The City of Cork, Ireland Is About to Have a Dramatic Population Surge
A redrawing of city boundaries and an ambitious development plan could see Ireland’s second city significantly expand. Cork City Council has submitted an application to enlarge the city’s boundaries by substantial margins. The proposals are said to be part of a ‘turf war’ between competing councils, with Cork County Council questioning the legality of Cork City Council’s proposals back in June.
Their questions go back largely to issues around funding, with the movement of the city boundaries – should they go ahead – set to bring about an immediate 31.2% population increase, according to Irish news website The Journal, and expand the geographical area by a mammoth 84.5%.
The City Council’s expansion argument revolves around the development of industrial areas that would fall under their control following any approval of the boundary change.

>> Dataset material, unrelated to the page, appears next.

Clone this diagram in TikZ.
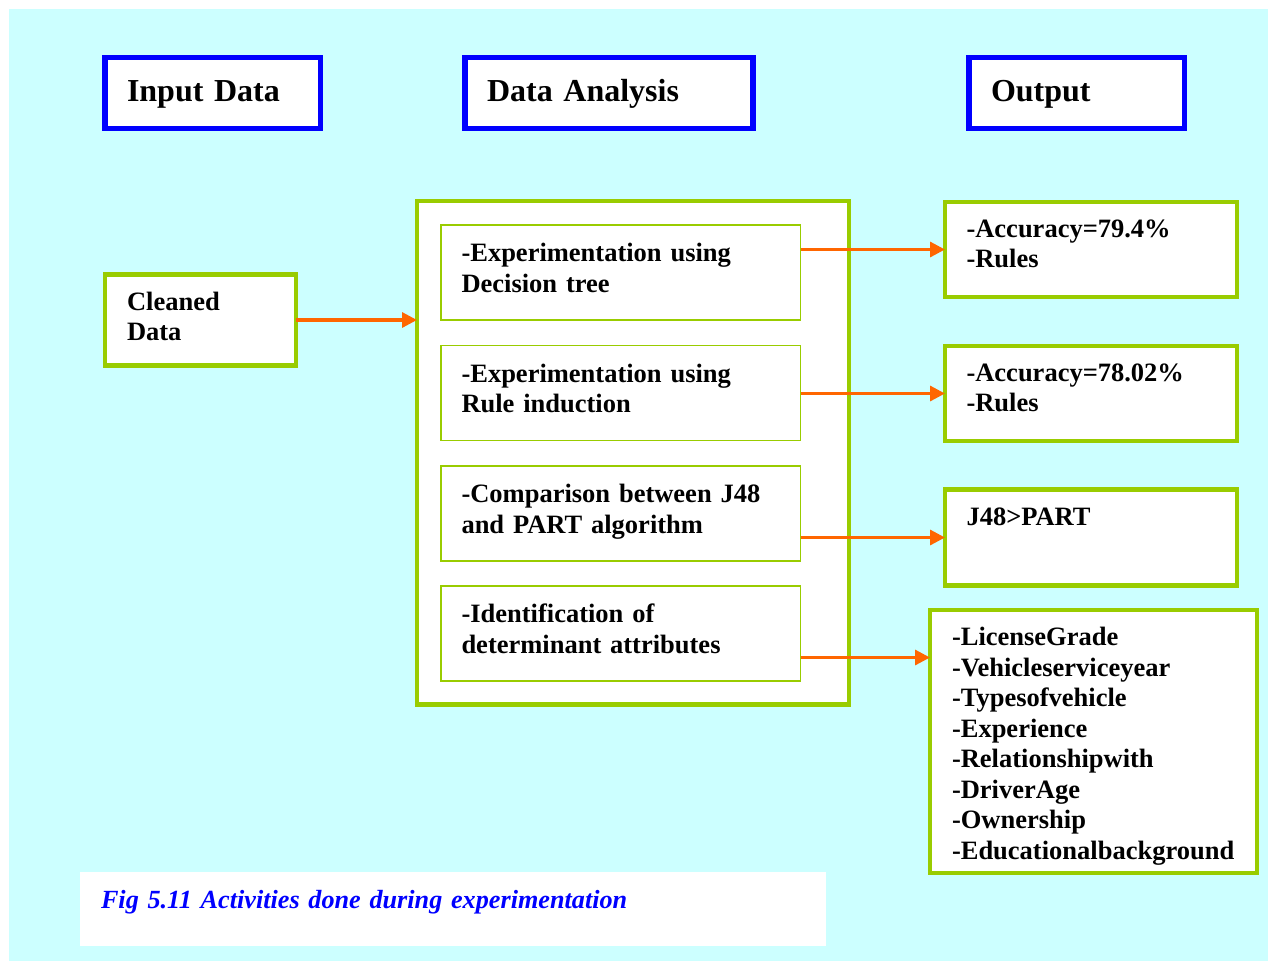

The redrawing would immediately bring the population of the newly defined city up to just under 165,000 people (up from just over 125,000 in the 2016 census).
Ambitious job and housing development plans, the City Council say, could bring the population up far higher, as they ‘would provide for core urban city form growth up to a potential population in excess of 283,000 together with potential additional jobs growth of over 50,000 within the city.’
The decision on the boundary change is expected to be made ahead of the next set of elections, due in 2019.
The population increase resulting from the plan may also have some comic cultural effects: Cork has long claimed to be Ireland’s ‘real capital’, with the Rebel County having made a more emphatic early campaign for independence than Dublin, something since written into local folklore.
During the War of Independence, the only part of the country that Republicans had effective military control of was the rural west of Cork. The nationalists ruled Cork Corporation, and Republicans Terence McSweeney and Thomas McCurtain both died, one on hunger strike and the other shot in front of his family.
The British-controlled police force burnt down the Cork City Hall, and to this day, the claim that Cork exercised independence in a way that was not seen anywhere else in the rest of the country continues to hold some weight.
Only the most diehard of Cork natives, of course, consider the city to be the ‘real capital’ in more than a joking, ‘poke fun at the Dubliners’ way, but there’s no doubt that they’ll have plenty of fun adding to that particular line of local rivalry.
Dublin, of course, remains a substantially bigger location. What’s widely seen as ‘the city’, Dublin’s immediate suburbs consist of four similar councils: Dublin City Council, Fingal County Council, South Dublin County Council and Dun Laoghaire Rathdown County Council. The capital city population figure varies depending on what you’re measuring, but it’s certainly more than one million, making Dublin very much the culturally dominant part of the country, much to the jokey chagrin of certain Cork natives.
Was there a little of the well-touted rivalry to be found in the new boundary proposal? Just possibly – on making the suggestion, Cork City Council made a direct comparison to the capital.
‘This would make Cork city nearly two-thirds the size of the functional area of Dublin City Council, which extends to 115 sq/km, thus, reflecting its status as the second city in the state.’
So they’ve got ‘second city’ in there but immediately make that Dublin comparison.